Problem to solve
Images are not part of the copy; write out the rest of the data exactly as given.

Dataset excerpt
* * * * * * *

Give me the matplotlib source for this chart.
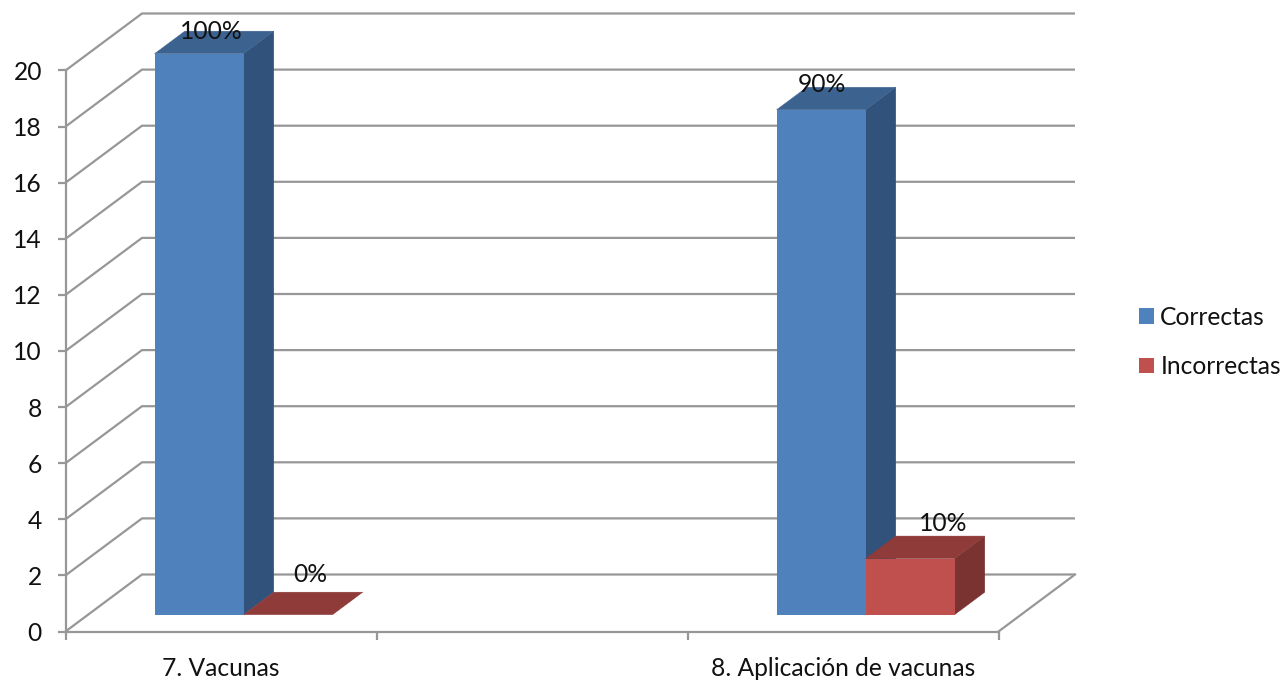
import matplotlib
matplotlib.use("Agg")
import matplotlib.pyplot as plt
from matplotlib.patches import Polygon, Patch

plt.rcParams['font.family'] = ['Lato', 'DejaVu Sans']

categories = ['7. Vacunas', '', '8. Aplicación de vacunas']
correctas = [20, 0, 18]
incorrectas = [0, 0, 2]
pct_correctas = ['100%', '', '90%']
pct_incorrectas = ['0%', '', '10%']
y_ticks = list(range(0, 21, 2))

W, H = 1285, 683
GRID = '#979797'
TEXT = '#111111'
FS = 17.7

# 3D look: pixel extent of the front plane and the slant of the depth axis
PX_LEFT, PX_RIGHT, PX_TOP, PX_BOTTOM = 65.5, 998.5, 70.5, 631.5
px_per_x = (PX_RIGHT - PX_LEFT) / 3
px_per_y = (PX_BOTTOM - PX_TOP) / 20
DEPTH_X = 76.5 / px_per_x
DEPTH_Y = 57.0 / px_per_y
BAR_NEAR, BAR_FAR = 0.295, 0.69
BAR_W = 89.0 / px_per_x

fig = plt.figure(figsize=(W / 100, H / 100), dpi=100)
ax = fig.add_axes([PX_LEFT / W, 1 - PX_BOTTOM / H,
                   (PX_RIGHT - PX_LEFT) / W, (PX_BOTTOM - PX_TOP) / H])
ax.set_xlim(0, 3)
ax.set_ylim(0, 20)
ax.patch.set_visible(False)
for side in ('top', 'right'):
    ax.spines[side].set_visible(False)
for side in ('left', 'bottom'):
    ax.spines[side].set_color(GRID)
    ax.spines[side].set_linewidth(1.6)

# Gridlines fold from the front plane back along the side wall
for v in y_ticks:
    ax.plot([0, DEPTH_X, 3 + DEPTH_X], [v, v + DEPTH_Y, v + DEPTH_Y],
            color=GRID, lw=1.6, clip_on=False, zorder=1, solid_capstyle='butt')
ax.plot([3, 3 + DEPTH_X], [0, DEPTH_Y], color=GRID, lw=1.6, clip_on=False, zorder=1)

ax.set_yticks(y_ticks)
ax.tick_params(axis='y', length=5.5, width=1.6, color=GRID, pad=11.5,
               labelsize=FS, labelcolor=TEXT)
ax.set_xticks([0, 1, 2, 3])
ax.set_xticklabels([])
ax.tick_params(axis='x', which='major', length=5.5, width=1.6, color=GRID)
ax.set_xticks([0.5, 1.5, 2.5], minor=True)
ax.set_xticklabels(categories, minor=True, fontsize=FS, color=TEXT)
ax.tick_params(axis='x', which='minor', length=0, pad=18.5)


def draw_bar(x0, value, front, side, top, z):
    """Front face plus the slanted side and top faces of one 3D column."""
    x1 = x0 + BAR_W
    base = BAR_NEAR * DEPTH_Y
    sx = (BAR_FAR - BAR_NEAR) * DEPTH_X
    sy = (BAR_FAR - BAR_NEAR) * DEPTH_Y
    y1 = base + value
    if value > 0:
        ax.add_patch(Polygon([(x1, base), (x1 + sx, base + sy),
                              (x1 + sx, y1 + sy), (x1, y1)],
                             facecolor=side, edgecolor=side, linewidth=0.3,
                             clip_on=False, zorder=z))
    ax.add_patch(Polygon([(x0, y1), (x1, y1), (x1 + sx, y1 + sy), (x0 + sx, y1 + sy)],
                         facecolor=top, edgecolor=top, linewidth=0.3,
                         clip_on=False, zorder=z))
    ax.bar(x0, value, BAR_W, bottom=base, align='edge', color=front,
           linewidth=0, clip_on=False, zorder=z)
    return (x0 + x1) / 2, y1


blue = ('#4F81BD', '#31527A', '#3C6290')
red = ('#C0504D', '#7A3331', '#8E3B39')
label_offsets_blue = {0: (12, 22.5), 2: (1, 25.5)}
label_offsets_red = {0: (22.5, 40.5), 2: (33.5, 35.5)}

for i in (0, 2):
    centre = i + 0.5 + BAR_NEAR * DEPTH_X
    xb, yb = draw_bar(centre - BAR_W, correctas[i], *blue, 3)
    xr, yr = draw_bar(centre, incorrectas[i], *red, 4)
    for (x, y, text, off) in ((xb, yb, pct_correctas[i], label_offsets_blue[i]),
                              (xr, yr, pct_incorrectas[i], label_offsets_red[i])):
        ax.annotate(text, (x, y), xytext=(off[0] * 0.72, off[1] * 0.72),
                    textcoords='offset points', ha='center', va='center',
                    fontsize=FS, color=TEXT, zorder=6, annotation_clip=False)

handles = [Patch(facecolor=blue[0], label='Correctas'),
           Patch(facecolor=red[0], label='Incorrectas')]
fig.legend(handles=handles, loc='center left', bbox_to_anchor=(1132 / W, 1 - 341.8 / H),
           frameon=False, fontsize=FS, labelcolor=TEXT, handlelength=0.61, handleheight=0.61,
           handletextpad=0.24, labelspacing=1.08, borderpad=0, borderaxespad=0.3)

fig.savefig('out.png', dpi=100)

* * * * * * *

Task solution
Give me the matplotlib source for this chart.
import matplotlib
matplotlib.use("Agg")
import matplotlib.pyplot as plt
from matplotlib.patches import Polygon, Patch

plt.rcParams['font.family'] = ['Lato', 'DejaVu Sans']

categories = ['7. Vacunas', '', '8. Aplicación de vacunas']
correctas = [20, 0, 18]
incorrectas = [0, 0, 2]
pct_correctas = ['100%', '', '90%']
pct_incorrectas = ['0%', '', '10%']
y_ticks = list(range(0, 21, 2))

W, H = 1285, 683
GRID = '#979797'
TEXT = '#111111'
FS = 17.7

# 3D look: pixel extent of the front plane and the slant of the depth axis
PX_LEFT, PX_RIGHT, PX_TOP, PX_BOTTOM = 65.5, 998.5, 70.5, 631.5
px_per_x = (PX_RIGHT - PX_LEFT) / 3
px_per_y = (PX_BOTTOM - PX_TOP) / 20
DEPTH_X = 76.5 / px_per_x
DEPTH_Y = 57.0 / px_per_y
BAR_NEAR, BAR_FAR = 0.295, 0.69
BAR_W = 89.0 / px_per_x

fig = plt.figure(figsize=(W / 100, H / 100), dpi=100)
ax = fig.add_axes([PX_LEFT / W, 1 - PX_BOTTOM / H,
                   (PX_RIGHT - PX_LEFT) / W, (PX_BOTTOM - PX_TOP) / H])
ax.set_xlim(0, 3)
ax.set_ylim(0, 20)
ax.patch.set_visible(False)
for side in ('top', 'right'):
    ax.spines[side].set_visible(False)
for side in ('left', 'bottom'):
    ax.spines[side].set_color(GRID)
    ax.spines[side].set_linewidth(1.6)

# Gridlines fold from the front plane back along the side wall
for v in y_ticks:
    ax.plot([0, DEPTH_X, 3 + DEPTH_X], [v, v + DEPTH_Y, v + DEPTH_Y],
            color=GRID, lw=1.6, clip_on=False, zorder=1, solid_capstyle='butt')
ax.plot([3, 3 + DEPTH_X], [0, DEPTH_Y], color=GRID, lw=1.6, clip_on=False, zorder=1)

ax.set_yticks(y_ticks)
ax.tick_params(axis='y', length=5.5, width=1.6, color=GRID, pad=11.5,
               labelsize=FS, labelcolor=TEXT)
ax.set_xticks([0, 1, 2, 3])
ax.set_xticklabels([])
ax.tick_params(axis='x', which='major', length=5.5, width=1.6, color=GRID)
ax.set_xticks([0.5, 1.5, 2.5], minor=True)
ax.set_xticklabels(categories, minor=True, fontsize=FS, color=TEXT)
ax.tick_params(axis='x', which='minor', length=0, pad=18.5)


def draw_bar(x0, value, front, side, top, z):
    """Front face plus the slanted side and top faces of one 3D column."""
    x1 = x0 + BAR_W
    base = BAR_NEAR * DEPTH_Y
    sx = (BAR_FAR - BAR_NEAR) * DEPTH_X
    sy = (BAR_FAR - BAR_NEAR) * DEPTH_Y
    y1 = base + value
    if value > 0:
        ax.add_patch(Polygon([(x1, base), (x1 + sx, base + sy),
                              (x1 + sx, y1 + sy), (x1, y1)],
                             facecolor=side, edgecolor=side, linewidth=0.3,
                             clip_on=False, zorder=z))
    ax.add_patch(Polygon([(x0, y1), (x1, y1), (x1 + sx, y1 + sy), (x0 + sx, y1 + sy)],
                         facecolor=top, edgecolor=top, linewidth=0.3,
                         clip_on=False, zorder=z))
    ax.bar(x0, value, BAR_W, bottom=base, align='edge', color=front,
           linewidth=0, clip_on=False, zorder=z)
    return (x0 + x1) / 2, y1


blue = ('#4F81BD', '#31527A', '#3C6290')
red = ('#C0504D', '#7A3331', '#8E3B39')
label_offsets_blue = {0: (12, 22.5), 2: (1, 25.5)}
label_offsets_red = {0: (22.5, 40.5), 2: (33.5, 35.5)}

for i in (0, 2):
    centre = i + 0.5 + BAR_NEAR * DEPTH_X
    xb, yb = draw_bar(centre - BAR_W, correctas[i], *blue, 3)
    xr, yr = draw_bar(centre, incorrectas[i], *red, 4)
    for (x, y, text, off) in ((xb, yb, pct_correctas[i], label_offsets_blue[i]),
                              (xr, yr, pct_incorrectas[i], label_offsets_red[i])):
        ax.annotate(text, (x, y), xytext=(off[0] * 0.72, off[1] * 0.72),
                    textcoords='offset points', ha='center', va='center',
                    fontsize=FS, color=TEXT, zorder=6, annotation_clip=False)

handles = [Patch(facecolor=blue[0], label='Correctas'),
           Patch(facecolor=red[0], label='Incorrectas')]
fig.legend(handles=handles, loc='center left', bbox_to_anchor=(1132 / W, 1 - 341.8 / H),
           frameon=False, fontsize=FS, labelcolor=TEXT, handlelength=0.61, handleheight=0.61,
           handletextpad=0.24, labelspacing=1.08, borderpad=0, borderaxespad=0.3)

fig.savefig('out.png', dpi=100)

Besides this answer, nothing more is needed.